HarpGBDT: Optimizing Gradient Boosting Decision Tree for Parallel Efficiency
Bo Peng,Langshi Chen,Jiayu Li,Miao Jiang,Selahattin Akkas,Egor Smirnov,Ruslan Israfilov,Sergey Khekhnev,Andrey Nikolaev,Judy Qiu
DOI: https://doi.org/10.1109/cluster.2019.8890990
2019-01-01
Abstract:Gradient Boosting Decision Tree (GBDT) is a widely used machine learning algorithm, whose training involves both irregular computation and random memory access and is challenging for system optimizations. In this paper, we conduct a comprehensive performance analysis of two state-of-the-art systems, XGBoost and LightGBM. They represent two typical parallel implementations for GBDT; one is data parallel and the other one is parallel over features. Substantial thread synchronization overhead, as well as the inefficiency of random memory access, is identified. We propose HarpGBDT, a new GBDT system designed from the perspective of parallel efficiency optimization. Firstly, we adopt a new tree growth method that selects the top K candidates of tree nodes to enable the use of more levels of parallelism without sacrificing the algorithm's accuracy. Secondly, we organize the training data and model data in blocks and propose a block-wise approach as a general model that enables the exploration of various parallelism options.

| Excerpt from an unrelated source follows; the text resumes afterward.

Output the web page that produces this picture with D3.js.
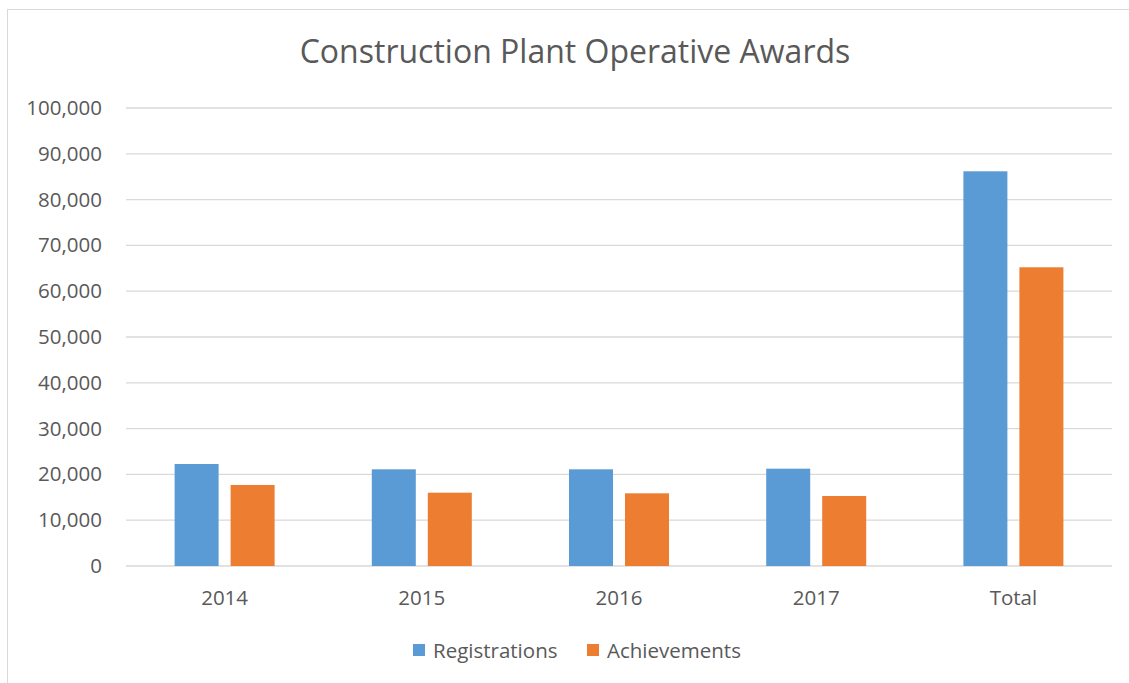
<!DOCTYPE html>
<html><head><meta charset="utf-8">
<script src="https://cdn.jsdelivr.net/npm/d3@7"></script>
<style>body{margin:0;background:#fff}svg{display:block}</style>
</head><body>
<svg id="c" width="1129" height="683"></svg>
<script>
const categories = ["2014","2015","2016","2017","Total"];
const seriesNames = ["Registrations","Achievements"];
const registrations = [22270,21110,21110,21250,86180];
const achievements = [17690,16010,15870,15280,65220];
const yTicks = [0,10000,20000,30000,40000,50000,60000,70000,80000,90000,100000];
const colors = ["#5B9BD5","#ED7D31"];
const title = "Construction Plant Operative Awards";

const font = "'Open Sans', 'Liberation Sans', sans-serif";
const svg = d3.select("#c");
svg.append("rect").attr("x",7.5).attr("y",9.5).attr("width",1140).attr("height",700)
  .attr("fill","#fff").attr("stroke","#D9D9D9");

const m = {l:126,r:1112,t:108,b:566};
const x0 = d3.scaleBand().domain(categories).range([m.l,m.r]);
const x1 = d3.scaleBand().domain(seriesNames).range([0,100]).paddingInner(12/56);
const y = d3.scaleLinear().domain([0,100000]).range([m.b,m.t]);

svg.append("g").selectAll("line").data(yTicks).join("line")
  .attr("x1",m.l).attr("x2",m.r).attr("y1",d=>y(d)).attr("y2",d=>y(d))
  .attr("stroke","#D9D9D9").attr("stroke-width",1.3);

const yAxis = svg.append("g").attr("transform",`translate(${m.l},0)`)
  .call(d3.axisLeft(y).tickValues(yTicks).tickFormat(d3.format(",")).tickSize(0).tickPadding(24));
yAxis.select(".domain").remove();
yAxis.selectAll("text").attr("fill","#595959").style("font-family",font).style("font-size","20.5px");

const xAxis = svg.append("g").attr("transform",`translate(0,${m.b})`)
  .call(d3.axisBottom(x0).tickSize(0).tickPadding(24));
xAxis.select(".domain").remove();
xAxis.selectAll("text").attr("fill","#595959").style("font-family",font).style("font-size","20.5px");

const data = categories.map((c,i)=>({cat:c, vals:[registrations[i],achievements[i]]}));
const groups = svg.append("g").selectAll("g").data(data).join("g")
  .attr("transform",d=>`translate(${x0(d.cat)+x0.bandwidth()/2-50},0)`);
groups.selectAll("rect").data(d=>d.vals.map((v,j)=>({s:seriesNames[j],v,j}))).join("rect")
  .attr("x",d=>x1(d.s)).attr("width",x1.bandwidth())
  .attr("y",d=>y(d.v)).attr("height",d=>y(0)-y(d.v))
  .attr("fill",d=>colors[d.j]);

svg.append("text").attr("x",575).attr("y",63).attr("text-anchor","middle")
  .attr("fill","#595959").style("font-family",font).style("font-size","32px").text(title);

const leg = svg.append("g");
const legX = [413,587];
seriesNames.forEach((s,i)=>{
  leg.append("rect").attr("x",legX[i]).attr("y",644).attr("width",12).attr("height",12).attr("fill",colors[i]);
  leg.append("text").attr("x",legX[i]+20).attr("y",658).attr("fill","#595959")
    .style("font-family",font).style("font-size","20.5px").text(s);
});
</script>
</body></html>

Thirdly, we propose a mixed mode to utilize the advantages of a different mode of parallelism in different phases of training. By changing the configuration of the block size and parallel mode, HarpGBDT is able to attain better parallel efficiency. By extensive experiments on four datasets with different statistical characteristics on the Intel(R) Xeon(R) E5-2699 server, HarpGBDT on average performs 8x faster than XGBoost and 2.6x faster than LightGBM.